___ Records to use ___

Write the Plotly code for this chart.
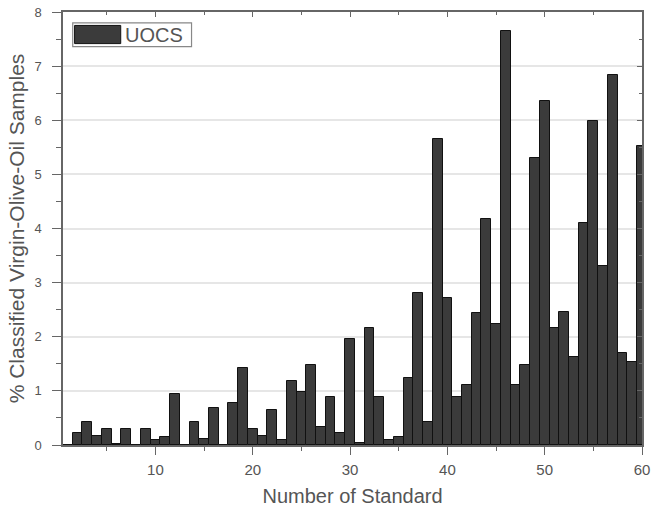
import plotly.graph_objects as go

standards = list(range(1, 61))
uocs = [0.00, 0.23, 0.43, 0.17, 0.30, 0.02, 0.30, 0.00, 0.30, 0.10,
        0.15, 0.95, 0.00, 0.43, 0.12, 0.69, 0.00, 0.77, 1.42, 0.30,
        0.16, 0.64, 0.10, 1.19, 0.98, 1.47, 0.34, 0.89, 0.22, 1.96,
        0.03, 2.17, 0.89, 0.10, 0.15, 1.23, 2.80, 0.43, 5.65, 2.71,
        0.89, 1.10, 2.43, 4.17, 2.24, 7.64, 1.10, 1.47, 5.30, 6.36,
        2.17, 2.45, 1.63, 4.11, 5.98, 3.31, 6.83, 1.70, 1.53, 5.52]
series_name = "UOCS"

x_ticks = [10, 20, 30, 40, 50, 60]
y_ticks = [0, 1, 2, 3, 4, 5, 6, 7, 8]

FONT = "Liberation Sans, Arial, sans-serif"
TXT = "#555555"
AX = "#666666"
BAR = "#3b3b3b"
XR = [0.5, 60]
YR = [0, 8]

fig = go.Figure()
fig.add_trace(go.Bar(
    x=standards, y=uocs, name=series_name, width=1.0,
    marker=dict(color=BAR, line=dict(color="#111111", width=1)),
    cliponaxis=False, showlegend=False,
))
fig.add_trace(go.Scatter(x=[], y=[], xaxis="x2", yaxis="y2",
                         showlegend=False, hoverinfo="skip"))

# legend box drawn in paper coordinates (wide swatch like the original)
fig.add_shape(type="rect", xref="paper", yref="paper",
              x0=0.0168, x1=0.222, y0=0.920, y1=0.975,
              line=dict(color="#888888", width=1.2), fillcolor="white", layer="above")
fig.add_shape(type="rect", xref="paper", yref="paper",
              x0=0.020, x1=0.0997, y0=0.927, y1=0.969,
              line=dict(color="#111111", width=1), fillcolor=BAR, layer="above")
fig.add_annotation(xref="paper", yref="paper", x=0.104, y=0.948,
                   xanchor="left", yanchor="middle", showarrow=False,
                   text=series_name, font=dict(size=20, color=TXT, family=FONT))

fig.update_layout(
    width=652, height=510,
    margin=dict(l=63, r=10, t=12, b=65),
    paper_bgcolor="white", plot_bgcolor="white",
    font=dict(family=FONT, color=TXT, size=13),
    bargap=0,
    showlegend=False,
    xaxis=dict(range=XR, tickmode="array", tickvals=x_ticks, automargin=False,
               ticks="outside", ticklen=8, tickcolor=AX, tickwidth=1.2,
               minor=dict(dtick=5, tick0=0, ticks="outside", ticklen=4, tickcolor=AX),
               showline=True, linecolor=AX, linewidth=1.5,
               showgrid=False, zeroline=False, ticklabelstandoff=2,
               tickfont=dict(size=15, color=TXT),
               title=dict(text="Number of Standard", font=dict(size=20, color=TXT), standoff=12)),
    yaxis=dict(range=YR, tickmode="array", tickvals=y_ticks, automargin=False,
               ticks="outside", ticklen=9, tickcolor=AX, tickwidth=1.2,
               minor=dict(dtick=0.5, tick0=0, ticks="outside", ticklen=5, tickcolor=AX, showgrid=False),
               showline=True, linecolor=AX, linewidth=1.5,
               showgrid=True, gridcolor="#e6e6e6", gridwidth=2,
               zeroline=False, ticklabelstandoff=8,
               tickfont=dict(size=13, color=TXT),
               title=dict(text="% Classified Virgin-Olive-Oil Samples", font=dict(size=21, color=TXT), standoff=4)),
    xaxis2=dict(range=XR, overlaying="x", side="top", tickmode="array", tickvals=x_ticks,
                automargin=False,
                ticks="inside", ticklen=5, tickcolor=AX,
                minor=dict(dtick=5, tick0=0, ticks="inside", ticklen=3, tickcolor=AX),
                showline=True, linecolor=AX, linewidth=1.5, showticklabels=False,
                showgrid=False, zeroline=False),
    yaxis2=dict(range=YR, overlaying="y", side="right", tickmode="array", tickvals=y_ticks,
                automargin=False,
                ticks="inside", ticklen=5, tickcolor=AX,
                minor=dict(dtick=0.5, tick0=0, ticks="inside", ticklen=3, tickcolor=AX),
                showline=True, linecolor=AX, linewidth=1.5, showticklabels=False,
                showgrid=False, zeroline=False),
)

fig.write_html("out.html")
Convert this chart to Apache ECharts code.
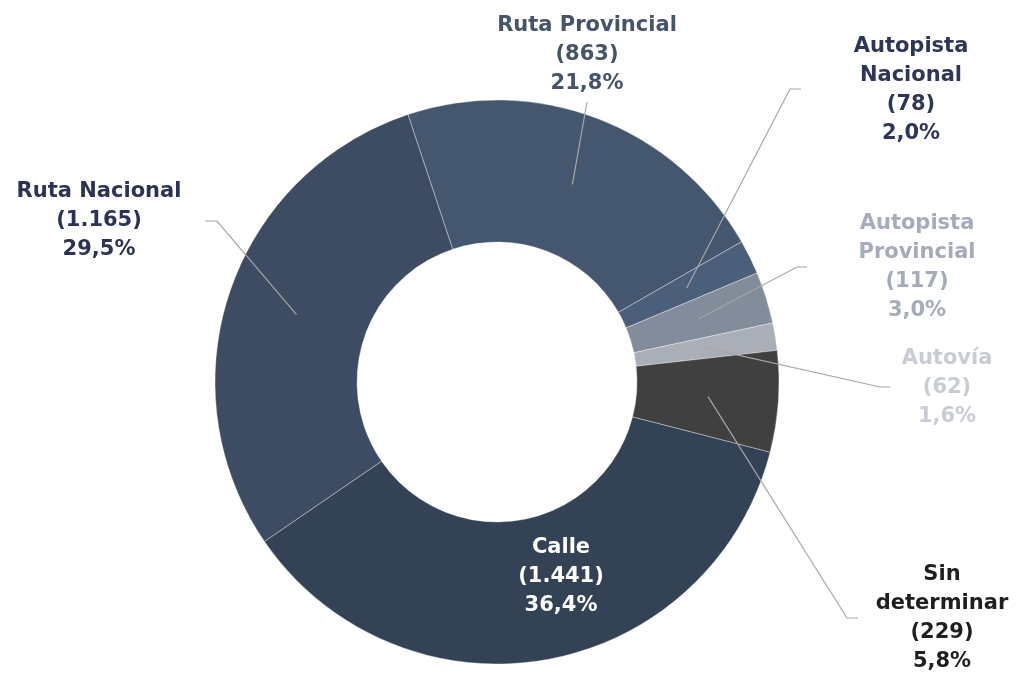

___

▸ Short task:
Pictures are excluded; repeat every record exactly.

▸ Complete output:
Write the Plotly code for this chart.
import plotly.graph_objects as go

standards = list(range(1, 61))
uocs = [0.00, 0.23, 0.43, 0.17, 0.30, 0.02, 0.30, 0.00, 0.30, 0.10,
        0.15, 0.95, 0.00, 0.43, 0.12, 0.69, 0.00, 0.77, 1.42, 0.30,
        0.16, 0.64, 0.10, 1.19, 0.98, 1.47, 0.34, 0.89, 0.22, 1.96,
        0.03, 2.17, 0.89, 0.10, 0.15, 1.23, 2.80, 0.43, 5.65, 2.71,
        0.89, 1.10, 2.43, 4.17, 2.24, 7.64, 1.10, 1.47, 5.30, 6.36,
        2.17, 2.45, 1.63, 4.11, 5.98, 3.31, 6.83, 1.70, 1.53, 5.52]
series_name = "UOCS"

x_ticks = [10, 20, 30, 40, 50, 60]
y_ticks = [0, 1, 2, 3, 4, 5, 6, 7, 8]

FONT = "Liberation Sans, Arial, sans-serif"
TXT = "#555555"
AX = "#666666"
BAR = "#3b3b3b"
XR = [0.5, 60]
YR = [0, 8]

fig = go.Figure()
fig.add_trace(go.Bar(
    x=standards, y=uocs, name=series_name, width=1.0,
    marker=dict(color=BAR, line=dict(color="#111111", width=1)),
    cliponaxis=False, showlegend=False,
))
fig.add_trace(go.Scatter(x=[], y=[], xaxis="x2", yaxis="y2",
                         showlegend=False, hoverinfo="skip"))

# legend box drawn in paper coordinates (wide swatch like the original)
fig.add_shape(type="rect", xref="paper", yref="paper",
              x0=0.0168, x1=0.222, y0=0.920, y1=0.975,
              line=dict(color="#888888", width=1.2), fillcolor="white", layer="above")
fig.add_shape(type="rect", xref="paper", yref="paper",
              x0=0.020, x1=0.0997, y0=0.927, y1=0.969,
              line=dict(color="#111111", width=1), fillcolor=BAR, layer="above")
fig.add_annotation(xref="paper", yref="paper", x=0.104, y=0.948,
                   xanchor="left", yanchor="middle", showarrow=False,
                   text=series_name, font=dict(size=20, color=TXT, family=FONT))

fig.update_layout(
    width=652, height=510,
    margin=dict(l=63, r=10, t=12, b=65),
    paper_bgcolor="white", plot_bgcolor="white",
    font=dict(family=FONT, color=TXT, size=13),
    bargap=0,
    showlegend=False,
    xaxis=dict(range=XR, tickmode="array", tickvals=x_ticks, automargin=False,
               ticks="outside", ticklen=8, tickcolor=AX, tickwidth=1.2,
               minor=dict(dtick=5, tick0=0, ticks="outside", ticklen=4, tickcolor=AX),
               showline=True, linecolor=AX, linewidth=1.5,
               showgrid=False, zeroline=False, ticklabelstandoff=2,
               tickfont=dict(size=15, color=TXT),
               title=dict(text="Number of Standard", font=dict(size=20, color=TXT), standoff=12)),
    yaxis=dict(range=YR, tickmode="array", tickvals=y_ticks, automargin=False,
               ticks="outside", ticklen=9, tickcolor=AX, tickwidth=1.2,
               minor=dict(dtick=0.5, tick0=0, ticks="outside", ticklen=5, tickcolor=AX, showgrid=False),
               showline=True, linecolor=AX, linewidth=1.5,
               showgrid=True, gridcolor="#e6e6e6", gridwidth=2,
               zeroline=False, ticklabelstandoff=8,
               tickfont=dict(size=13, color=TXT),
               title=dict(text="% Classified Virgin-Olive-Oil Samples", font=dict(size=21, color=TXT), standoff=4)),
    xaxis2=dict(range=XR, overlaying="x", side="top", tickmode="array", tickvals=x_ticks,
                automargin=False,
                ticks="inside", ticklen=5, tickcolor=AX,
                minor=dict(dtick=5, tick0=0, ticks="inside", ticklen=3, tickcolor=AX),
                showline=True, linecolor=AX, linewidth=1.5, showticklabels=False,
                showgrid=False, zeroline=False),
    yaxis2=dict(range=YR, overlaying="y", side="right", tickmode="array", tickvals=y_ticks,
                automargin=False,
                ticks="inside", ticklen=5, tickcolor=AX,
                minor=dict(dtick=0.5, tick0=0, ticks="inside", ticklen=3, tickcolor=AX),
                showline=True, linecolor=AX, linewidth=1.5, showticklabels=False,
                showgrid=False, zeroline=False),
)

fig.write_html("out.html")
Convert this chart to Apache ECharts code.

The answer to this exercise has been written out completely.